Information provided —

################

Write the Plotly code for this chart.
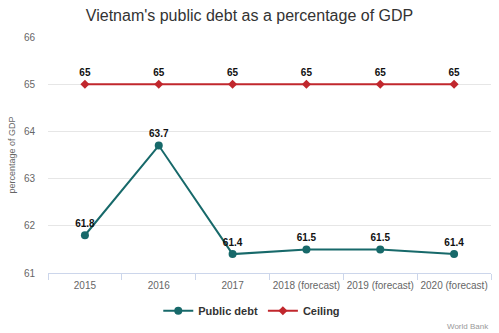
import plotly.graph_objects as go

categories = ["2015", "2016", "2017", "2018 (forecast)", "2019 (forecast)", "2020 (forecast)"]
public_debt = [61.8, 63.7, 61.4, 61.5, 61.5, 61.4]
ceiling = [65, 65, 65, 65, 65, 65]
y_ticks = [61, 62, 63, 64, 65, 66]

debt_color = "#17696a"
ceil_color = "#c1272d"
font_family = "Liberation Sans, Arial"

fig = go.Figure()
fig.add_trace(go.Scatter(
    x=categories, y=public_debt, name="<b>Public debt</b>", mode="lines+markers+text",
    line=dict(color=debt_color, width=2), marker=dict(size=8, color=debt_color, symbol="circle"),
    text=[str(v) for v in public_debt], textposition="top center",
    textfont=dict(family=font_family, size=10, color="#111"),
    texttemplate="<b>%{text}</b>",
))
fig.add_trace(go.Scatter(
    x=categories, y=ceiling, name="<b>Ceiling</b>", mode="lines+markers+text",
    line=dict(color=ceil_color, width=2), marker=dict(size=7, color=ceil_color, symbol="diamond"),
    text=[str(v) for v in ceiling], textposition="top center",
    textfont=dict(family=font_family, size=10, color="#111"),
    texttemplate="<b>%{text}</b>",
))

fig.update_layout(
    width=499, height=333,
    margin=dict(l=48, r=8, t=37, b=60),
    paper_bgcolor="white", plot_bgcolor="white",
    font=dict(family=font_family, color="#666"),
    title=dict(text="Vietnam's public debt as a percentage of GDP", x=0.5, xanchor="center",
               y=0.955, yanchor="middle", font=dict(size=16, color="#333")),
    showlegend=True,
    legend=dict(orientation="h", x=0.46, xanchor="center", y=-0.16, yanchor="middle",
                font=dict(size=11, color="#333", family=font_family), traceorder="normal"),
    annotations=[dict(text="World Bank", xref="paper", yref="paper", x=1.0, y=-0.225,
                      xanchor="right", yanchor="middle", showarrow=False,
                      font=dict(size=8, color="#999"))],
)

fig.update_xaxes(
    type="category", tickson="boundaries", ticks="outside", ticklen=6, tickcolor="#ccd6eb",
    showline=True, linecolor="#ccd6eb", linewidth=1, showgrid=False, tickangle=0,
    tickfont=dict(size=10, color="#666"), range=[-0.5, 5.5], ticklabelstandoff=3,
)
fig.update_yaxes(
    range=[61, 66], tickvals=y_ticks, showgrid=True, gridcolor="#e6e6e6", gridwidth=1,
    zeroline=False, tickfont=dict(size=10, color="#666"), ticks="", ticklabelstandoff=12,
    title=dict(text="percentage of GDP", font=dict(size=9, color="#666"), standoff=6),
)

fig.write_html("out.html")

################

Task instructions —
Write out nothing but the lines from the start of the data through the line with "import plotly.graph_objects as go". Leave out the pictures.

Correct response —
Write the Plotly code for this chart.
import plotly.graph_objects as go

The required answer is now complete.